> SET EXERCISE
Print the entries verbatim, leaving out the images they contain.

> DATA RECORDS
--------------------------------

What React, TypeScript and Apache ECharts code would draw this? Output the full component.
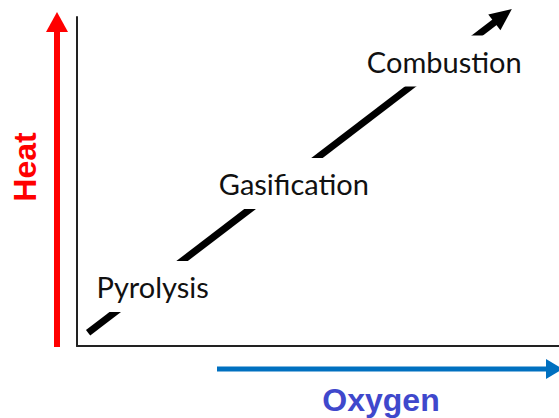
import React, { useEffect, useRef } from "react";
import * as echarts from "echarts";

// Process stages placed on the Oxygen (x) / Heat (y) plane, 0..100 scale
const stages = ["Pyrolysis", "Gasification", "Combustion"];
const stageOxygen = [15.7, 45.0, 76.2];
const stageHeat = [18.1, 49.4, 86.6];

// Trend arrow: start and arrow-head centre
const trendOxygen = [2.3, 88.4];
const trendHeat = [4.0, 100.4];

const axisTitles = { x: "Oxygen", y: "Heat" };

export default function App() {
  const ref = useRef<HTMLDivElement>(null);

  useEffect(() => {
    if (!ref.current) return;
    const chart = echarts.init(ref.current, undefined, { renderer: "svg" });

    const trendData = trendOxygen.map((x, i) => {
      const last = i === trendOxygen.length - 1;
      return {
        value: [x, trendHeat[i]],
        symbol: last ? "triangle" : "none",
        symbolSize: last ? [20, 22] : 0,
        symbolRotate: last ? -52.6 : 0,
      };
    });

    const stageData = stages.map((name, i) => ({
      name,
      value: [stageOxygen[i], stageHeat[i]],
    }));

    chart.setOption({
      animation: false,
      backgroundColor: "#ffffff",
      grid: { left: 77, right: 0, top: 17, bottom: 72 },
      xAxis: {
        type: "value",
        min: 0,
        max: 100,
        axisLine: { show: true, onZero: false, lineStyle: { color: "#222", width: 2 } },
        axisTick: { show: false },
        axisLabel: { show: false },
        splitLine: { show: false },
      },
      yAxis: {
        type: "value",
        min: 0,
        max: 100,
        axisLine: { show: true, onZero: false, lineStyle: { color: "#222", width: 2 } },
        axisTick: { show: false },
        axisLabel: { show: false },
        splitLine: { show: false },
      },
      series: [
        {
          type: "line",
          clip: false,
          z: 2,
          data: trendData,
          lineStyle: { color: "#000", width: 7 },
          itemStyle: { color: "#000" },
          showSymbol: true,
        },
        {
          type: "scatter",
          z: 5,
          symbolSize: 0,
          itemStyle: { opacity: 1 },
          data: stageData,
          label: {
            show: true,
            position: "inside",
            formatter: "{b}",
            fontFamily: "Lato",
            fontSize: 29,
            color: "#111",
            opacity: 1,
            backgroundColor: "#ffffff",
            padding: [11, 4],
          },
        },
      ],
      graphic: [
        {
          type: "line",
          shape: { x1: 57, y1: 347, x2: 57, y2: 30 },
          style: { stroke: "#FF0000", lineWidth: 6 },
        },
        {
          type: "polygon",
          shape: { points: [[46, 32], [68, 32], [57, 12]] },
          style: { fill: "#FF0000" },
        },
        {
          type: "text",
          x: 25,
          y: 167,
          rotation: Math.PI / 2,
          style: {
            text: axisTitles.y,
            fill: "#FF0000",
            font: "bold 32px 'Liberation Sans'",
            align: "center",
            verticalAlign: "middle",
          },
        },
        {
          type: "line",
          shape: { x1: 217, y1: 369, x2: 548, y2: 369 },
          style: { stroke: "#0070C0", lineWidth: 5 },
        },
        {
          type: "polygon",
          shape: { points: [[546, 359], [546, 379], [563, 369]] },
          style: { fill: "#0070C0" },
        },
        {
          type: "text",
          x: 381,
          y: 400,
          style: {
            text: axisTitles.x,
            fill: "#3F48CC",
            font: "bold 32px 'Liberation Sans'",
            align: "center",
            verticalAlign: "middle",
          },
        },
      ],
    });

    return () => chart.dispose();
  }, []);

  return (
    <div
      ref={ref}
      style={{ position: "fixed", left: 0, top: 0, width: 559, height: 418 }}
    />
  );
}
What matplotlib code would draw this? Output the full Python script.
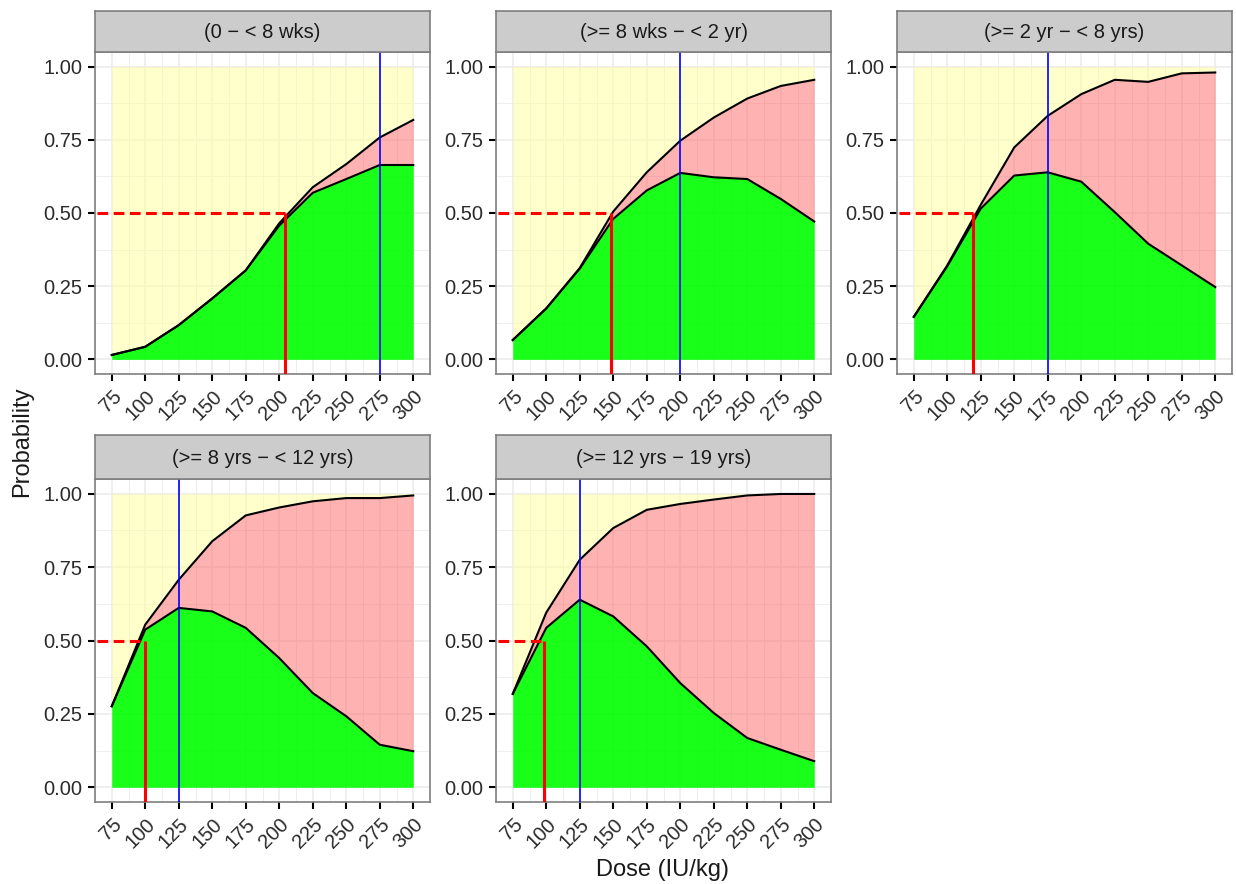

--------------------------------

> EXERCISE RESPONSE
What React, TypeScript and Apache ECharts code would draw this? Output the full component.
import React, { useEffect, useRef } from "react";
import * as echarts from "echarts";

// Process stages placed on the Oxygen (x) / Heat (y) plane, 0..100 scale
const stages = ["Pyrolysis", "Gasification", "Combustion"];
const stageOxygen = [15.7, 45.0, 76.2];
const stageHeat = [18.1, 49.4, 86.6];

// Trend arrow: start and arrow-head centre
const trendOxygen = [2.3, 88.4];
const trendHeat = [4.0, 100.4];

const axisTitles = { x: "Oxygen", y: "Heat" };

export default function App() {
  const ref = useRef<HTMLDivElement>(null);

  useEffect(() => {
    if (!ref.current) return;
    const chart = echarts.init(ref.current, undefined, { renderer: "svg" });

    const trendData = trendOxygen.map((x, i) => {
      const last = i === trendOxygen.length - 1;
      return {
        value: [x, trendHeat[i]],
        symbol: last ? "triangle" : "none",
        symbolSize: last ? [20, 22] : 0,
        symbolRotate: last ? -52.6 : 0,
      };
    });

    const stageData = stages.map((name, i) => ({
      name,
      value: [stageOxygen[i], stageHeat[i]],
    }));

    chart.setOption({
      animation: false,
      backgroundColor: "#ffffff",
      grid: { left: 77, right: 0, top: 17, bottom: 72 },
      xAxis: {
        type: "value",
        min: 0,
        max: 100,
        axisLine: { show: true, onZero: false, lineStyle: { color: "#222", width: 2 } },
        axisTick: { show: false },
        axisLabel: { show: false },
        splitLine: { show: false },
      },
      yAxis: {
        type: "value",
        min: 0,
        max: 100,
        axisLine: { show: true, onZero: false, lineStyle: { color: "#222", width: 2 } },
        axisTick: { show: false },
        axisLabel: { show: false },
        splitLine: { show: false },
      },
      series: [
        {
          type: "line",
          clip: false,
          z: 2,
          data: trendData,
          lineStyle: { color: "#000", width: 7 },
          itemStyle: { color: "#000" },
          showSymbol: true,
        },
        {
          type: "scatter",
          z: 5,
          symbolSize: 0,
          itemStyle: { opacity: 1 },
          data: stageData,
          label: {
            show: true,
            position: "inside",
            formatter: "{b}",
            fontFamily: "Lato",
            fontSize: 29,
            color: "#111",
            opacity: 1,
            backgroundColor: "#ffffff",
            padding: [11, 4],
          },
        },
      ],
      graphic: [
        {
          type: "line",
          shape: { x1: 57, y1: 347, x2: 57, y2: 30 },
          style: { stroke: "#FF0000", lineWidth: 6 },
        },
        {
          type: "polygon",
          shape: { points: [[46, 32], [68, 32], [57, 12]] },
          style: { fill: "#FF0000" },
        },
        {
          type: "text",
          x: 25,
          y: 167,
          rotation: Math.PI / 2,
          style: {
            text: axisTitles.y,
            fill: "#FF0000",
            font: "bold 32px 'Liberation Sans'",
            align: "center",
            verticalAlign: "middle",
          },
        },
        {
          type: "line",
          shape: { x1: 217, y1: 369, x2: 548, y2: 369 },
          style: { stroke: "#0070C0", lineWidth: 5 },
        },
        {
          type: "polygon",
          shape: { points: [[546, 359], [546, 379], [563, 369]] },
          style: { fill: "#0070C0" },
        },
        {
          type: "text",
          x: 381,
          y: 400,
          style: {
            text: axisTitles.x,
            fill: "#3F48CC",
            font: "bold 32px 'Liberation Sans'",
            align: "center",
            verticalAlign: "middle",
          },
        },
      ],
    });

    return () => chart.dispose();
  }, []);

  return (
    <div
      ref={ref}
      style={{ position: "fixed", left: 0, top: 0, width: 559, height: 418 }}
    />
  );
}
What matplotlib code would draw this? Output the full Python script.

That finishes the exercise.